Think of the CD principal cells as having the shape of an upright rectangle. The part of the cell membrane running around the bottom and sides of the cell are referred to as the basolateral membrane. The part running around the top of the cell is the apical membrane.

The CD cell apical membrane has a low water permeability. That is, when the hormone VP is not present, water does not readily pass through the apical membrane. Scientists are unclear as to why it has such a low permeability. Perhaps the lipids (fats) of which they are constructed have an unusual construction, or perhaps the lipids are uniquely arranged. Or perhaps the way the lipids are distributed in the membrane bilayer is the determinant factor.
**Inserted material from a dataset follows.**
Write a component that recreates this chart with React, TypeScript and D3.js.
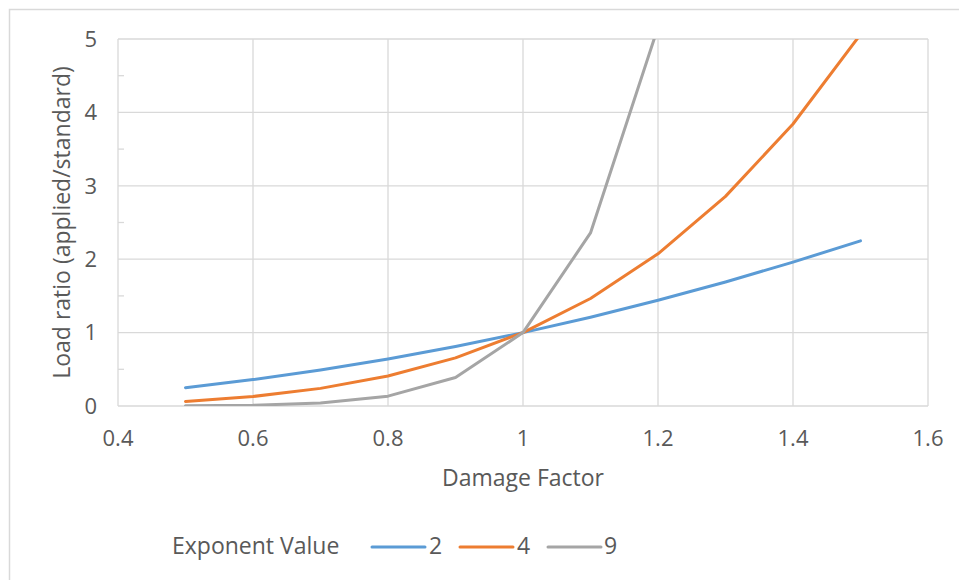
import React from "react";
import * as d3 from "d3";

const damageFactor = [0.5, 0.6, 0.7, 0.8, 0.9, 1.0, 1.1, 1.2, 1.3, 1.4, 1.5];
const exp2 = [0.25, 0.36, 0.49, 0.64, 0.81, 1.0, 1.21, 1.44, 1.69, 1.96, 2.25];
const exp4 = [0.0625, 0.1296, 0.2401, 0.4096, 0.6561, 1.0, 1.4641, 2.0736, 2.8561, 3.8416, 5.0625];
const exp9 = [0.002, 0.0101, 0.0404, 0.1342, 0.3874, 1.0, 2.3579, 5.1598, 10.6045, 20.661, 38.443];
const seriesNames = ["2", "4", "9"];
const seriesColors = ["#5b9bd5", "#ed7d31", "#a5a5a5"];
const xTicks = [0.4, 0.6, 0.8, 1.0, 1.2, 1.4, 1.6];
const yTicks = [0, 1, 2, 3, 4, 5];
const yMinorTicks = [0.5, 1.5, 2.5, 3.5, 4.5];

const FONT = "'Open Sans', Lato, sans-serif";
const TXT = "#595959";
const GRID = "#d9d9d9";

export default function App() {
  const left = 118, right = 928, top = 39, bottom = 406;
  const x = d3.scaleLinear().domain([0.4, 1.6]).range([left, right]);
  const y = d3.scaleLinear().domain([0, 5]).range([bottom, top]);
  const all = [exp2, exp4, exp9];
  const line = d3
    .line<number>()
    .x((_, i) => x(damageFactor[i]))
    .y((d) => y(d));

  const legendItems = [
    { x0: 372, tx: 429 },
    { x0: 460, tx: 517 },
    { x0: 548, tx: 604 },
  ];

  return (
    <svg
      width={959}
      height={580}
      style={{ position: "absolute", left: 0, top: 0, background: "#fff" }}
    >
      <rect x={9.5} y={9.5} width={960} height={580} fill="#fff" stroke={GRID} strokeWidth={1.5} />
      <defs>
        <clipPath id="plotclip">
          <rect x={left} y={top} width={right - left} height={bottom - top} />
        </clipPath>
      </defs>
      {/* grid */}
      {xTicks.map((t) => (
        <line key={"gx" + t} x1={x(t)} x2={x(t)} y1={top} y2={bottom} stroke={GRID} strokeWidth={1.3} />
      ))}
      {yTicks.map((t) => (
        <line key={"gy" + t} x1={left} x2={right} y1={y(t)} y2={y(t)} stroke={GRID} strokeWidth={1.3} />
      ))}
      {yMinorTicks.map((t) => (
        <line key={"my" + t} x1={left} x2={left + 6} y1={y(t)} y2={y(t)} stroke={GRID} strokeWidth={1.3} />
      ))}
      {/* series */}
      <g clipPath="url(#plotclip)">
        {all.map((s, i) => (
          <path
            key={seriesNames[i]}
            d={line(s) || ""}
            fill="none"
            stroke={seriesColors[i]}
            strokeWidth={3}
            strokeLinejoin="round"
            strokeLinecap="round"
          />
        ))}
      </g>
      {/* tick labels */}
      {yTicks.map((t) => (
        <text key={"ly" + t} x={97} y={y(t)} dy="0.35em" textAnchor="end" fontFamily={FONT} fontSize={22} fill={TXT}>
          {t}
        </text>
      ))}
      {xTicks.map((t) => (
        <text key={"lx" + t} x={x(t)} y={438} dy="0.35em" textAnchor="middle" fontFamily={FONT} fontSize={22} fill={TXT}>
          {String(Math.round(t * 10) / 10)}
        </text>
      ))}
      <text x={x(1.0)} y={478} dy="0.35em" textAnchor="middle" fontFamily={FONT} fontSize={23} fill={TXT}>
        Damage Factor
      </text>
      <text
        transform={`translate(62,${(top + bottom) / 2}) rotate(-90)`}
        dy="0.35em"
        textAnchor="middle"
        fontFamily={FONT}
        fontSize={23}
        fill={TXT}
      >
        Load ratio (applied/standard)
      </text>
      {/* legend */}
      <text x={172} y={546} dy="0.35em" fontFamily={FONT} fontSize={23} fill={TXT}>
        Exponent Value
      </text>
      {legendItems.map((it, i) => (
        <g key={"lg" + i}>
          <line x1={it.x0} x2={it.x0 + 53} y1={547} y2={547} stroke={seriesColors[i]} strokeWidth={3} strokeLinecap="round" />
          <text x={it.tx} y={546} dy="0.35em" fontFamily={FONT} fontSize={23} fill={TXT}>
            {seriesNames[i]}
          </text>
        </g>
      ))}
    </svg>
  );
}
When VP is present in the CD principal cells, the degree of water permeability of the apical membrane immediately increases by four hundred. This increase is the result of specific WCs being inserted in the apical membranes. Evidence for this is grouped in three areas:

  1. The permeability changes elicited by VP are relatively selective for water. That is, the WC might only allow water to pass through it, not larger molecules.
  2. A large number of ultrastructural studies have identified structures called membrane particle aggregates appear in the apical membrane simultaneously with the VP-elicited increase in apical membrane water permeability.
  3. Biophysical studies of VP elicited water flow are best explained by WCs, as opposed to simple water diffusion through the lipid bilayer.
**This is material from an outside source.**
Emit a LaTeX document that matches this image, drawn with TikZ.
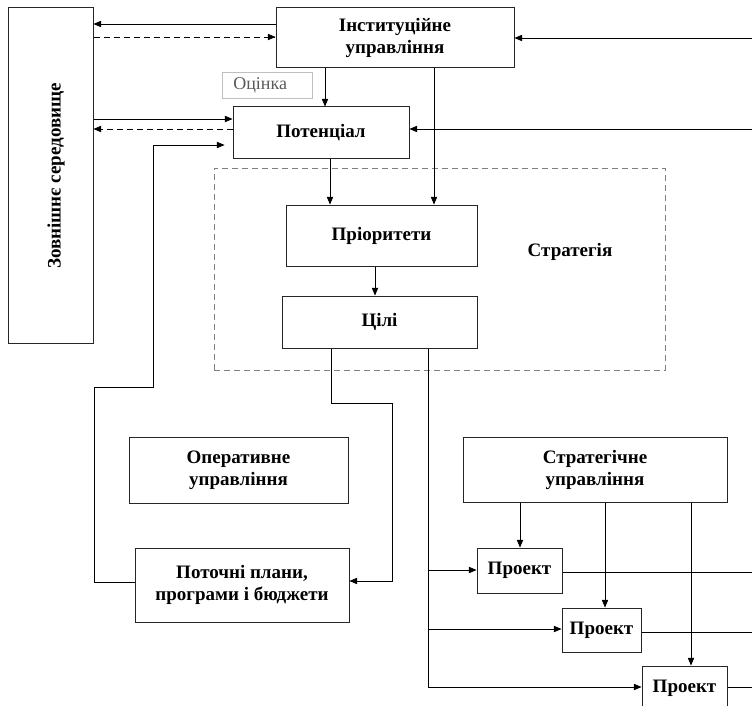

A large body of evidence now supports the membrane shuttling hypothesis. This states that the WCs specific to the apical membranes await within little sacs called vesicles inside the CD principal cells, just beneath the apical membrane. When VP is present in the cells, it sends a signal to these WC-bearing vesicles to travel from their holding sites to the apical membrane. There they fuse with it and the WCs insert themselves into the apical membrane, making it more water permeable.

When VP absents itself, the WC-bearing vesicles retrieve the WCs and bring them back to their holding site. From there, the vesicles recycle back to the apical membrane with at least some of the WCs when VP presents itself to the cell again. Many types of vesicles, upon returning from the membrane to inside the cell, acidify and dissolve their contents. But preliminary studies suggest that these WC-bearing vesicles do not do this, and may instead keep the WCs intact for repeated use.
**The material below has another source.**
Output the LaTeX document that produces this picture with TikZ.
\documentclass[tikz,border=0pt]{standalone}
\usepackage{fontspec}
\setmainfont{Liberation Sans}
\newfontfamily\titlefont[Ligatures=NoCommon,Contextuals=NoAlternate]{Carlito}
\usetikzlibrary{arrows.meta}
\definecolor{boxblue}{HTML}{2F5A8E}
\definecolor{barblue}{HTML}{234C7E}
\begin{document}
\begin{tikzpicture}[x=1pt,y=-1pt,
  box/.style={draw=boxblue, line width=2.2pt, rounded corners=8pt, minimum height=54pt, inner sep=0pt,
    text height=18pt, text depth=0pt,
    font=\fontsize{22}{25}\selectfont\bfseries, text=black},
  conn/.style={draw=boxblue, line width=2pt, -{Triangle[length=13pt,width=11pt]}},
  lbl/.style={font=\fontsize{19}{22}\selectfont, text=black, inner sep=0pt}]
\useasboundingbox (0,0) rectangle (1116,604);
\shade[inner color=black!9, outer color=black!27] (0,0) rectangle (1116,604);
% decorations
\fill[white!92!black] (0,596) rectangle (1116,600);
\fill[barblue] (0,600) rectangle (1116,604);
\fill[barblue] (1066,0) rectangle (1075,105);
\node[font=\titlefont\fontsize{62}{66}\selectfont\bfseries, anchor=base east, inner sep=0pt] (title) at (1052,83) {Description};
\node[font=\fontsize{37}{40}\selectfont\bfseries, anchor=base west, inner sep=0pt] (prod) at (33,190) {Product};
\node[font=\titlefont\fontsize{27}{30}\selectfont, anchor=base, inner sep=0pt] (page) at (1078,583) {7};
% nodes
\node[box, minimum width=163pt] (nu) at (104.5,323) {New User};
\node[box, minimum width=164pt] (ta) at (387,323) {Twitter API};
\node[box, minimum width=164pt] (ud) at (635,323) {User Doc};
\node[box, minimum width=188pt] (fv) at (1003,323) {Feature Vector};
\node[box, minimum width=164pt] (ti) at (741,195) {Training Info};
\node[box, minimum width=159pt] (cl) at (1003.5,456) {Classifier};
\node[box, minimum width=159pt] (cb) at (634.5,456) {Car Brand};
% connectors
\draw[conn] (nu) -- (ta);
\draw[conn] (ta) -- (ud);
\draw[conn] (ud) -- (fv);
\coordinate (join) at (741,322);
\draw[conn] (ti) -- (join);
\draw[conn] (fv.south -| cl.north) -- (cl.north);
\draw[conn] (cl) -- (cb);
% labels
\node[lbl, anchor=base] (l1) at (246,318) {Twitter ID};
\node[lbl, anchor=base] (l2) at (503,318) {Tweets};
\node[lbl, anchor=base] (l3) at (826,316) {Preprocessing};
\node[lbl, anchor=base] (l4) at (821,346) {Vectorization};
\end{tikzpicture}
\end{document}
Biophysical techniques have also provided insight into the likely features of this VP water channel:

  1. The WC appears to be a protein or a complex of proteins in which sulfhydryl groups play an important role.
  2. The WC-bearing vesicles have an extraordinarily high degree of water permeability, suggesting they contain VP water channels at an extraordinarily high density.
  3. Water molecules traverse through the VP water channel in single file fashion, indicating a very small opening for the water molecules to pass through.
  4. The VP water channel might also be permeable to the hydronium ion. Alternatively, proteins may cross the water channel by a sequential association-dissociation with water molecules within the channel.

Researchers are currently attempting to identify, purify and clone proteins of the VP water channel. They concluded the WC protein(s) would have to meet the following criteria. It must be:

  1. resent on the apical surface exclusively during VP stimulation.
  2. removed from the apical membrane during withdrawal of VP stimulation.
  3. resent in vesicles carrying VP water channels from the apical membrane into the cell.
  4. made of integral membrane proteins that bind membrane lipids.
  5. of a size to span the width of the WC-bearing vesicles.
  6. a large proportion of the protein found in WC-bearing vesicle.
  7. inhibited by mercurial compounds.


Researchers have isolated and identified a 55-kD (kilo Dalton) and 53-kD proteins that meets these requirements. This suggests that these proteins are components of the VP water channel.